(Figure scripts)

----

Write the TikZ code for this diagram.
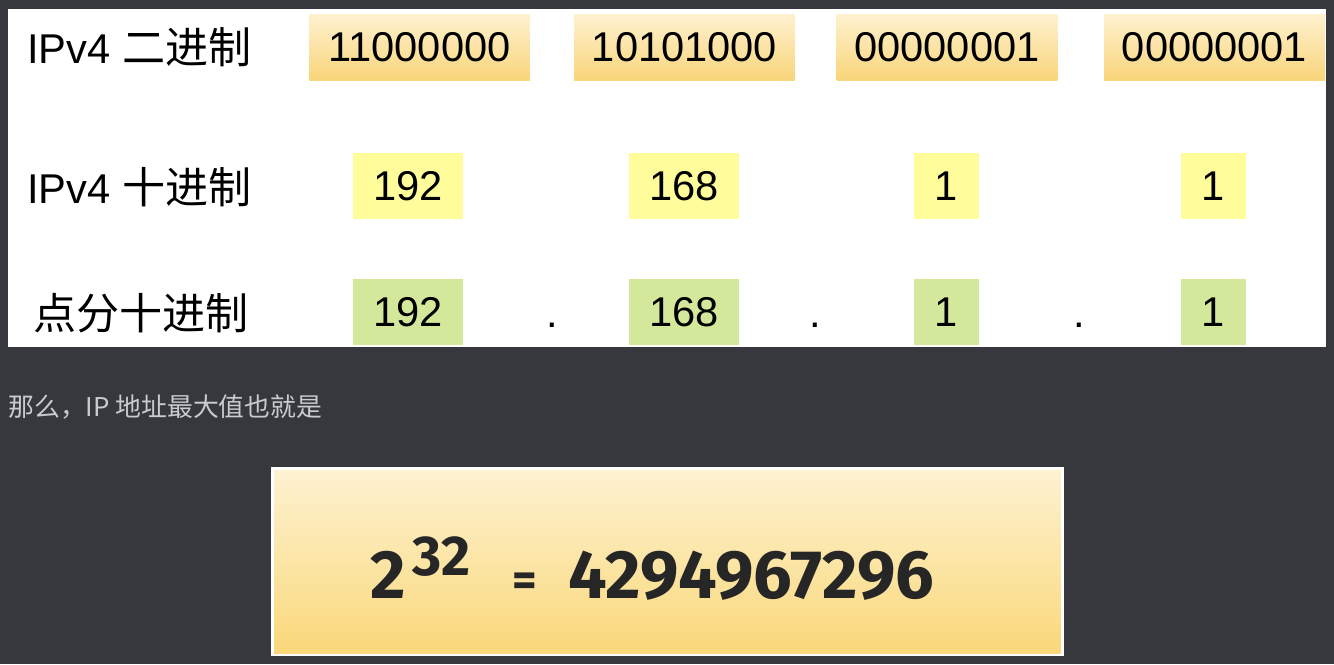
\documentclass[tikz,border=0pt]{standalone}
\usepackage{fontspec}
\setmainfont{Liberation Sans}
\newfontfamily\cjk{Noto Sans CJK SC}
\newfontfamily\roundfont{Fira Sans}
\definecolor{pagebg}{RGB}{54,56,61}
\definecolor{captiongrey}{RGB}{200,204,210}
\definecolor{bintop}{RGB}{254,241,207}
\definecolor{binbottom}{RGB}{249,213,122}
\definecolor{decyellow}{RGB}{255,253,155}
\definecolor{dotgreen}{RGB}{212,232,156}
\definecolor{powtop}{RGB}{253,242,210}
\definecolor{powbottom}{RGB}{250,216,122}
\definecolor{powink}{RGB}{38,38,38}

\tikzset{
  big/.style={font=\fontsize{23.7}{28}\selectfont},
  rowlabel/.style={big, anchor=west, inner sep=0pt},
  binbox/.style={big, minimum width=4.42cm, minimum height=1.32cm, inner sep=0pt,
    top color=bintop, bottom color=binbottom},
  decbox/.style={big, minimum width=2.2cm, minimum height=1.32cm, inner sep=0pt, fill=decyellow},
  dotbox/.style={decbox, fill=dotgreen},
  narrow/.style={minimum width=1.3cm},
  sep/.style={big, anchor=base, inner sep=0pt},
  powtext/.style={font=\roundfont\bfseries\fontsize{39}{42}\selectfont, text=powink,
    inner sep=0pt, anchor=base west},
}

\begin{document}
\begin{tikzpicture}[x=0.02cm, y=-0.02cm]
\fill[pagebg] (0,0) rectangle (1334,664);
\useasboundingbox (0,0) rectangle (1334,664);
\fill[white] (8,9) rectangle (1326,347);

% row labels
\node[rowlabel] (binlabel) at (27,47) {IPv4 {\cjk\fontsize{24.5}{28}\selectfont 二进制}};
\node[rowlabel] (declabel) at (27,187) {IPv4 {\cjk\fontsize{24.5}{28}\selectfont 十进制}};
\node[rowlabel] (dotlabel) at (33,313) {\cjk\fontsize{24.5}{28}\selectfont 点分十进制};

% binary
\node[binbox] (bina) at (419.5,47.5) {11000000};
\node[binbox] (binb) at (684.5,47.5) {10101000};
\node[binbox] (binc) at (947,47.5) {00000001};
\node[binbox] (bind) at (1214.5,47.5) {00000001};

% decimal
\node[decbox] (deca) at (408,186) {192};
\node[decbox] (decb) at (684,186) {168};
\node[decbox, narrow] (decc) at (946.5,186) {1};
\node[decbox, narrow] (decd) at (1213.5,186) {1};

% dotted decimal
\node[dotbox] (dota) at (408,312) {192};
\node[dotbox] (dotb) at (684,312) {168};
\node[dotbox, narrow] (dotc) at (946.5,312) {1};
\node[dotbox, narrow] (dotd) at (1213.5,312) {1};
\node[sep] (sepa) at (552,327.5) {.};
\node[sep] (sepb) at (815,327.5) {.};
\node[sep] (sepc) at (1079,327.5) {.};

% caption
\node[anchor=west, inner sep=0pt, text=captiongrey, font=\cjk\fontsize{14.7}{17}\selectfont]
  (caption) at (8,407) {那么，IP 地址最大值也就是};

% 2^32
\node[draw=white, line width=0.06cm, minimum width=15.82cm, minimum height=3.74cm,
  top color=powtop, bottom color=powbottom] (powbox) at (667.5,561.5) {};
\node[powtext] (base) at (370,598) {2};
\node[powtext, font=\roundfont\bfseries\fontsize{32}{35}\selectfont] (expo) at (412,575) {32};
\node[powtext, anchor=base, font=\roundfont\bfseries\fontsize{27}{30}\selectfont] (eq) at (524.5,596) {=};
\node[powtext] (value) at (568,598) {4294967296};
\end{tikzpicture}
\end{document}
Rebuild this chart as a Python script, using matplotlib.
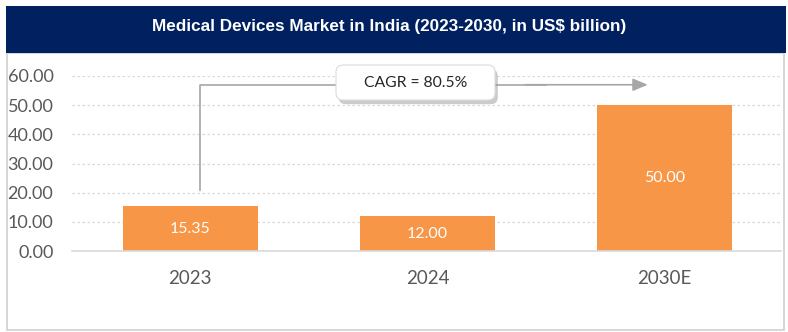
import matplotlib
matplotlib.use('Agg')
import matplotlib.pyplot as plt
from matplotlib.patches import Rectangle, FancyBboxPatch
from matplotlib.transforms import IdentityTransform
import matplotlib.patheffects as pe

# data
years = ['2023', '2024', '2030E']
market = [15.35, 12.00, 50.00]
yticks = [0, 10, 20, 30, 40, 50, 60]
cagr_text = 'CAGR = 80.5%'
title = 'Medical Devices Market in India (2023-2030, in US$ billion)'

W, H = 788, 332
fig = plt.figure(figsize=(W / 100, H / 100), dpi=100)

def fx(px):
    return px / W

def fy(py):
    return 1 - py / H

# outer border and title banner
fig.patches.append(Rectangle((fx(6.5), fy(329.5)), fx(783.5) - fx(6.5), fy(53) - fy(329.5),
                             transform=fig.transFigure, facecolor='none',
                             edgecolor='#d0d0d0', linewidth=1.2))
fig.patches.append(Rectangle((fx(6), fy(53)), fx(786) - fx(6), fy(6) - fy(53),
                             transform=fig.transFigure, facecolor='#002060',
                             edgecolor='none'))
fig.text(fx(389), fy(26), title, color='white', fontsize=12.3, fontweight='bold',
         family=['Liberation Sans Narrow', 'Liberation Sans'], ha='center', va='center')

ax = fig.add_axes([fx(71.5), fy(251), fx(781) - fx(71.5), fy(76) - fy(251)])
ax.set_facecolor('none')
x = list(range(len(years)))
bars = ax.bar(x, market, width=0.57, color='#f79646', zorder=2)
for xi, v in zip(x, market):
    ax.text(xi, v / 2, f'{v:.2f}', color='white', fontsize=11.5, ha='center', va='center',
            family='Lato', zorder=3)

ax.set_xlim(-0.5, 2.49)
ax.set_ylim(0, 60)
ax.set_yticks(yticks)
ax.set_yticklabels([f'{t:.2f}' for t in yticks], family='Lato', fontsize=13, color='#595959')
ax.set_xticks(x)
ax.set_xticklabels(years, family='Lato', fontsize=13.5, color='#595959')
ax.tick_params(axis='both', length=0)
ax.tick_params(axis='x', pad=14)
ax.tick_params(axis='y', pad=13)
ax.yaxis.grid(True, color='#d9d9d9', linestyle=(0, (2, 2)), linewidth=0.9, zorder=0)
ax.set_axisbelow(True)
for s in ['top', 'right', 'left']:
    ax.spines[s].set_visible(False)
ax.spines['bottom'].set_color('#d9d9d9')
ax.spines['bottom'].set_linewidth(1.2)

# CAGR connector
x0, x1 = 0.04, 1.94
y_low, y_top = 21, 57
ax.plot([x0, x0, 1.5], [y_low, y_top, y_top], color='#a6a6a6', linewidth=1.2, zorder=3,
        clip_on=False)
ax.annotate('', xy=(x1, y_top), xytext=(1.4, y_top),
            arrowprops=dict(arrowstyle='-|>,head_length=0.9,head_width=0.38',
                            color='#a6a6a6', linewidth=1.2), zorder=3)

# rounded label box (pixel coordinates, y from bottom)
box = FancyBboxPatch((336, H - 100), 159, 35, boxstyle='round,pad=0,rounding_size=7',
                     transform=IdentityTransform(), facecolor='white',
                     edgecolor='#dcdcdc', linewidth=0.8, zorder=5)
box.set_path_effects([pe.SimplePatchShadow(offset=(2, -3), shadow_rgbFace='#8c8c8c',
                                           alpha=0.45), pe.Normal()])
fig.patches.append(box)
fig.text(fx(415.5), fy(83), cagr_text, fontsize=11.3, family='Lato', color='#262626',
         ha='center', va='center', zorder=6)

fig.savefig('out.png', dpi=100)
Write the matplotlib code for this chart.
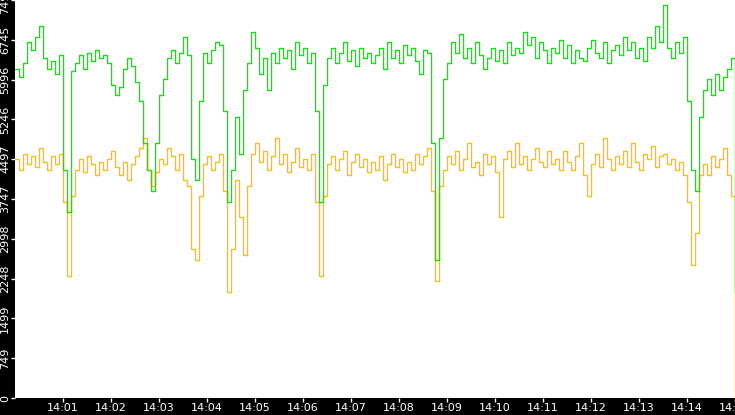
import matplotlib
matplotlib.use("Agg")
import matplotlib.pyplot as plt
import numpy as np

green = [6200,6050,6300,6700,6550,6800,7000,6400,6200,6350,6100,6450,4300,3500,6150,6300,6450,6200,6500,6350,
         6550,6400,6450,6300,5900,5700,5850,6200,6400,6250,5950,5600,4800,4300,3900,4800,5700,6000,6400,6550,
         6300,6500,6800,6450,4500,4100,5600,6500,6300,6550,6700,6650,5400,3700,4300,5300,4600,5800,6300,6900,
         6600,6100,6400,5800,6500,6300,6600,6400,6550,6200,6700,6450,6600,6300,6500,5400,3700,5900,6400,6600,
         6300,6500,6700,6350,6550,6250,6600,6400,6500,6300,6450,6600,6200,6700,6400,6550,6300,6650,6450,6600,
         6350,6100,6550,6500,4800,2600,4900,6000,6300,6700,6500,6850,6400,6600,6300,6700,6450,6200,6400,6600,
         6350,6550,6300,6700,6450,6600,6500,6900,6650,6800,6400,6700,6550,6300,6600,6500,6750,6400,6650,6300,
         6550,6400,6350,6600,6750,6500,6400,6700,6300,6550,6650,6450,6800,6550,6700,6400,6600,6350,6800,6600,
         7000,6700,7400,6600,6400,6700,6500,6800,5600,4300,3900,5300,5800,6000,5700,6100,5800,6050,6200,6400,
         2000]
yellow = [4500,4300,4600,4400,4550,4350,4700,4450,4300,4550,4400,4600,3700,2300,3800,4300,4500,4250,4550,4400,
          4200,4450,4300,4500,4650,4350,4200,4450,4100,4400,4550,4700,4900,4300,4000,4250,4500,4400,4700,4550,
          4300,4600,4100,4000,2800,2600,3800,4400,4550,4300,4450,4600,3900,2000,2800,4100,3400,2700,4000,4600,
          4800,4450,4650,4300,4550,4900,4400,4600,4250,4450,4700,4350,4500,4300,4600,3700,2300,3800,4400,4550,
          4300,4500,4650,4200,4450,4600,4350,4500,4250,4450,4300,4550,4100,4400,4600,4350,4500,4250,4450,4300,
          4600,4400,4550,4700,3900,2200,4000,4300,4550,4400,4650,4300,4500,4800,4350,4450,4200,4600,4400,4550,
          4250,3400,4500,4650,4350,4800,4400,4550,4300,4500,4700,4450,4350,4650,4400,4500,4300,4650,4450,4300,
          4550,4800,4200,3800,4400,4600,4350,4900,4500,4300,4550,4400,4650,4350,4800,4450,4300,4600,4500,4750,
          4350,4550,4600,4400,4500,4300,4450,4200,3700,2500,3100,4200,4400,4200,4550,4350,4500,4700,4200,3800,
          0]
y_ticks = [0, 749, 1499, 2248, 2998, 3747, 4497, 5246, 5996, 6745, 7495]
x_tick_labels = ["14:%02d" % m for m in range(1, 16)]
step_sec = 5

fig = plt.figure(figsize=(7.35, 4.15), dpi=100, facecolor="black")
ax = fig.add_axes([15/735, 17/415, 720/735, 398/415])
ax.set_facecolor("white")

tg = np.arange(len(green)) * step_sec / 60.0
ty = np.arange(len(yellow)) * step_sec / 60.0
ax.plot(ty, yellow, color="#ffc000", lw=1, drawstyle="steps-post")
ax.plot(tg, green, color="#00ee00", lw=1, drawstyle="steps-post")

ax.set_xlim(0, 15)
ax.set_ylim(0, 7495)
ax.set_yticks(y_ticks)
ax.set_yticklabels([str(v) for v in y_ticks], rotation=90, va="center")
ax.set_xticks(range(1, 16))
ax.set_xticklabels(x_tick_labels)
ax.tick_params(colors="white", labelsize=8, length=3, width=1, pad=0.5)
for s in ax.spines.values():
    s.set_visible(False)

fig.savefig("out.png", dpi=100, facecolor="black")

----

OBJECTIVE: Look above for the line with "Rebuild this chart" and copy exactly from it through the line with "return 1 - py / H", both included. Omit the pictures.

EXERCISE OUTPUT:
Rebuild this chart as a Python script, using matplotlib.
import matplotlib
matplotlib.use('Agg')
import matplotlib.pyplot as plt
from matplotlib.patches import Rectangle, FancyBboxPatch
from matplotlib.transforms import IdentityTransform
import matplotlib.patheffects as pe

# data
years = ['2023', '2024', '2030E']
market = [15.35, 12.00, 50.00]
yticks = [0, 10, 20, 30, 40, 50, 60]
cagr_text = 'CAGR = 80.5%'
title = 'Medical Devices Market in India (2023-2030, in US$ billion)'

W, H = 788, 332
fig = plt.figure(figsize=(W / 100, H / 100), dpi=100)

def fx(px):
    return px / W

def fy(py):
    return 1 - py / H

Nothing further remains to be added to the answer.